Leveraging Peer Review to Support and Enhance Learning at Scale

Are you faced with providing feedback to a large number of students about their projects and papers and wondering how you could make grading easier and more efficient next semester?

Consider using peer review! In addition to increasing efficiency, peer review is an effective pedagogical strategy that enhances learning. Several classes at Georgia Tech are using Peer Feedback (peerfeedback.gatech.edu), a platform designed and developed by Tech’s own researchers and developers to enable students to give each other feedback on course assignments and projects. Substantial evidence indicates that peer review, when implemented successfully, develops students’ metacognitive, personal, and professional skills, and results in improved learning.

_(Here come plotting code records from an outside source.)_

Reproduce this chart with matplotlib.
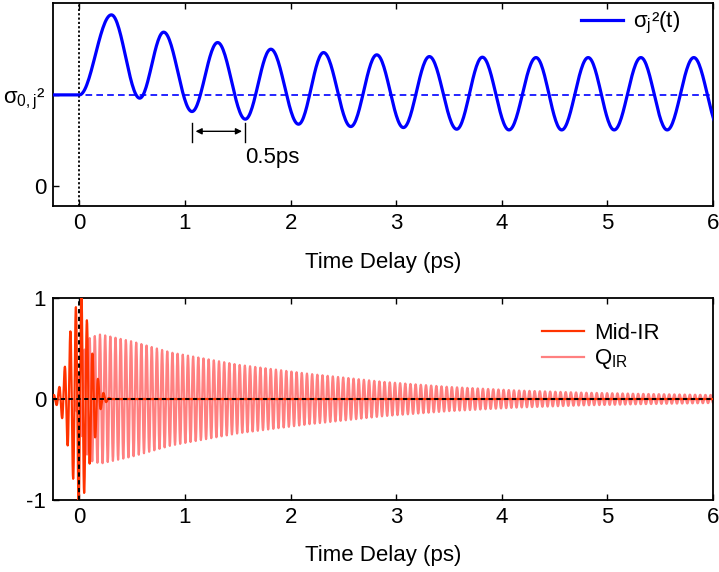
import numpy as np
import matplotlib
matplotlib.use("Agg")
import matplotlib.pyplot as plt

plt.rcParams['font.family'] = ['Liberation Sans', 'DejaVu Sans']
plt.rcParams['mathtext.fontset'] = 'custom'
plt.rcParams['mathtext.rm'] = 'Liberation Sans'
plt.rcParams['mathtext.it'] = 'Liberation Sans'
plt.rcParams['mathtext.bf'] = 'Liberation Sans:bold'
plt.rcParams['axes.unicode_minus'] = False

## top panel: extrema of sigma_j^2(t) (units of sigma_0^2)
sig_t = [-0.25, 0.0, 0.303, 0.571, 0.798, 1.066, 1.309, 1.571, 1.813, 2.075,
         2.312, 2.570, 2.816, 3.068, 3.314, 3.573, 3.816, 4.068, 4.324, 4.567,
         4.818, 5.064, 5.317, 5.566, 5.818, 6.070]
sig_v = [1.0, 1.0, 1.879, 0.964, 1.689, 0.817, 1.575, 0.733, 1.502, 0.678,
         1.465, 0.652, 1.440, 0.641, 1.421, 0.623, 1.414, 0.615, 1.410, 0.615,
         1.410, 0.615, 1.410, 0.615, 1.410, 0.615]

## bottom panel: Mid-IR pulse extrema
mir_t = [-0.267, -0.241, -0.215, -0.189, -0.163, -0.137, -0.111, -0.085, -0.059,
         -0.033, -0.007, 0.019, 0.045, 0.071, 0.097, 0.123, 0.149, 0.175, 0.201,
         0.227, 0.253, 0.279, 0.305]
mir_v = [0.0, 0.04, -0.06, 0.12, -0.19, 0.32, -0.46, 0.67, -0.79,
         0.91, -1.05, 1.05, -0.93, 0.78, -0.64, 0.45, -0.38, 0.20, -0.10,
         0.06, -0.03, 0.01, 0.0]

qir_env_t = [-0.05, 0.0, 0.05, 0.1, 0.2, 0.5, 0.87, 1.5, 2.17, 2.88, 3.5, 4.14, 4.77, 5.4, 6.0]
qir_env_v = [0.0, 0.25, 0.50, 0.61, 0.64, 0.57, 0.46, 0.34, 0.25, 0.17, 0.12, 0.085, 0.063, 0.05, 0.04]
qir_period = 0.049

blue = "#0000FF"
midir_col = "#FF3300"
qir_col = "#FF8080"


def cos_segments(tx, vy, n=12):
    """Join extrema with half-cosine segments (zero slope at each extremum)."""
    ts, vs = [], []
    for i in range(len(tx) - 1):
        s = np.linspace(0, 1, n, endpoint=False)
        ts.append(tx[i] + (tx[i + 1] - tx[i]) * s)
        vs.append(vy[i] + (vy[i + 1] - vy[i]) * (1 - np.cos(np.pi * s)) / 2)
    ts.append([tx[-1]])
    vs.append([vy[-1]])
    return np.concatenate(ts), np.concatenate(vs)


fig = plt.figure(figsize=(7.19, 5.72), dpi=100)
ax1 = fig.add_axes([0.0737, 0.6399, 0.918, 0.355])
ax2 = fig.add_axes([0.0737, 0.1259, 0.918, 0.353])

FS = 16

# -------- top panel --------
ax1.axhline(1.0, color=blue, lw=1.2, ls=(0, (4, 2.5)), zorder=1)
ax1.axvline(0.0, color="black", lw=1.3, ls=(0, (1.2, 1.2)), zorder=1)
t, v = cos_segments(sig_t, sig_v, n=30)
ax1.plot(t, v, color=blue, lw=2.3, label="σ$_j$²(t)", zorder=3)

# 0.5 ps period marker
ax1.plot([1.07, 1.07], [0.48, 0.69], color="black", lw=1.0)
ax1.plot([1.57, 1.57], [0.48, 0.69], color="black", lw=1.0)
ax1.annotate("", xy=(1.10, 0.60), xytext=(1.54, 0.60),
             arrowprops=dict(arrowstyle="<|-|>", color="black", lw=1.0,
                             mutation_scale=9, shrinkA=0, shrinkB=0))
ax1.text(1.57, 0.31, "0.5ps", fontsize=FS, ha="left", va="center")

ax1.set_xlim(-0.25, 6)
ax1.set_ylim(-0.22, 2.01)
ax1.set_yticks([0, 1])
ax1.set_yticklabels(["0", "σ$_{0,j}$²"])
ax1.set_xlabel("Time Delay (ps)", fontsize=FS, labelpad=13)
ax1.legend(loc="upper right", frameon=False, fontsize=FS, handlelength=1.9,
           handletextpad=0.45, borderaxespad=0.1, bbox_to_anchor=(0.967, 1.02))

# -------- bottom panel --------
ext_t = np.arange(qir_env_t[0], 6.0 + qir_period, qir_period / 2)
ext_v = np.interp(ext_t, qir_env_t, qir_env_v) * np.where(np.arange(len(ext_t)) % 2 == 0, 1, -1)
tq, vq = cos_segments(ext_t, ext_v, n=8)
ax2.plot(tq, vq, color=qir_col, lw=1.6, label=r"Q$_{\rm IR}$", zorder=2)

tm, vm = cos_segments(mir_t, mir_v, n=10)
tm = np.concatenate([[-0.25], tm, [6.0]])
vm = np.concatenate([[0.0], vm, [0.0]])
ax2.plot(tm, vm, color=midir_col, lw=1.6, label="Mid-IR", zorder=3)

ax2.axhline(0.0, color="black", lw=1.4, ls=(0, (2.2, 1.8)), zorder=4)
ax2.axvline(0.0, color="black", lw=1.4, ls=(0, (2.2, 1.8)), zorder=4)

ax2.set_xlim(-0.25, 6)
ax2.set_ylim(-1, 1)
ax2.set_yticks([-1, 0, 1])
ax2.set_xlabel("Time Delay (ps)", fontsize=FS, labelpad=12)
h, l = ax2.get_legend_handles_labels()
ax2.legend([h[1], h[0]], [l[1], l[0]], loc="upper right", frameon=False, fontsize=FS,
           handlelength=1.9, handletextpad=0.45, labelspacing=0.15,
           bbox_to_anchor=(0.95, 0.975))

for ax in (ax1, ax2):
    ax.set_xticks(range(0, 7))
    ax.tick_params(direction="in", top=True, right=False, length=4.5, width=1.0,
                   labelsize=FS, pad=5)
    for sp in ax.spines.values():
        sp.set_linewidth(1.3)

fig.savefig("out.png", dpi=100)
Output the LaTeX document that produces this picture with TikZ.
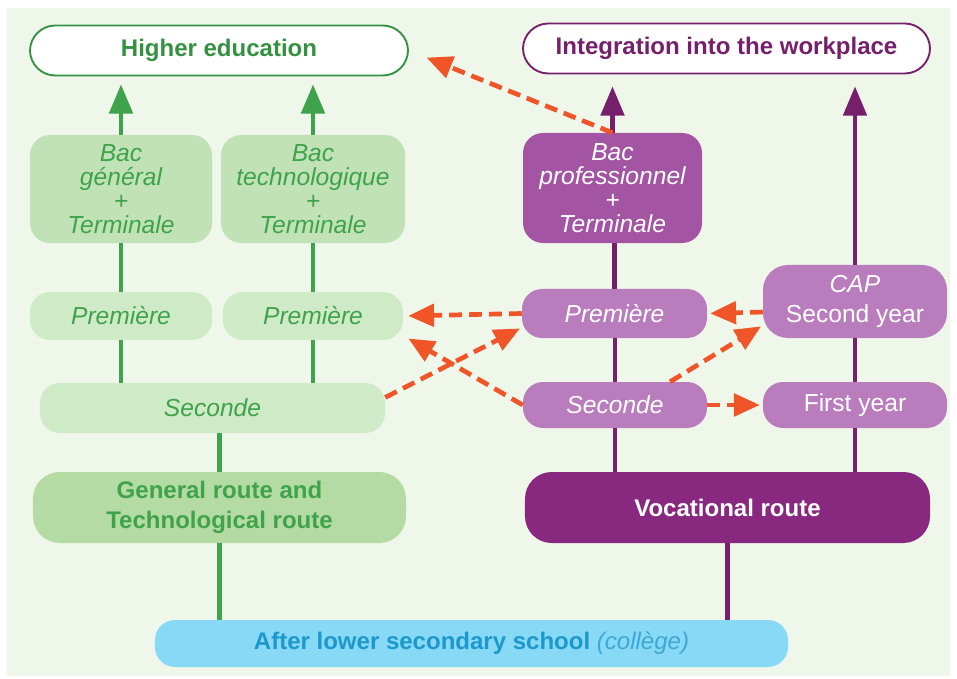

Students giving and receiving feedback.

Join us for this Teaching with Technology Spotlight session and learn more about what Peer Feedback can offer and how you might implement it in your courses.

During the session, Gabriel J. Perez Irizarry, a graduate of Computer Science from Georgia Tech and CEO at Peer Feedback, will talk about how this system was designed to effectively facilitate and support new educational workflows and how it is being transformed to integrate with Canvas. Dr. David Joyner, a Senior Research Associate and Associate Director of Student Experience in the College of Computing, has used Peer Feedback in his classes since 2014 and will share his experience, strategies, and research about leveraging peer review to support and enhance learning.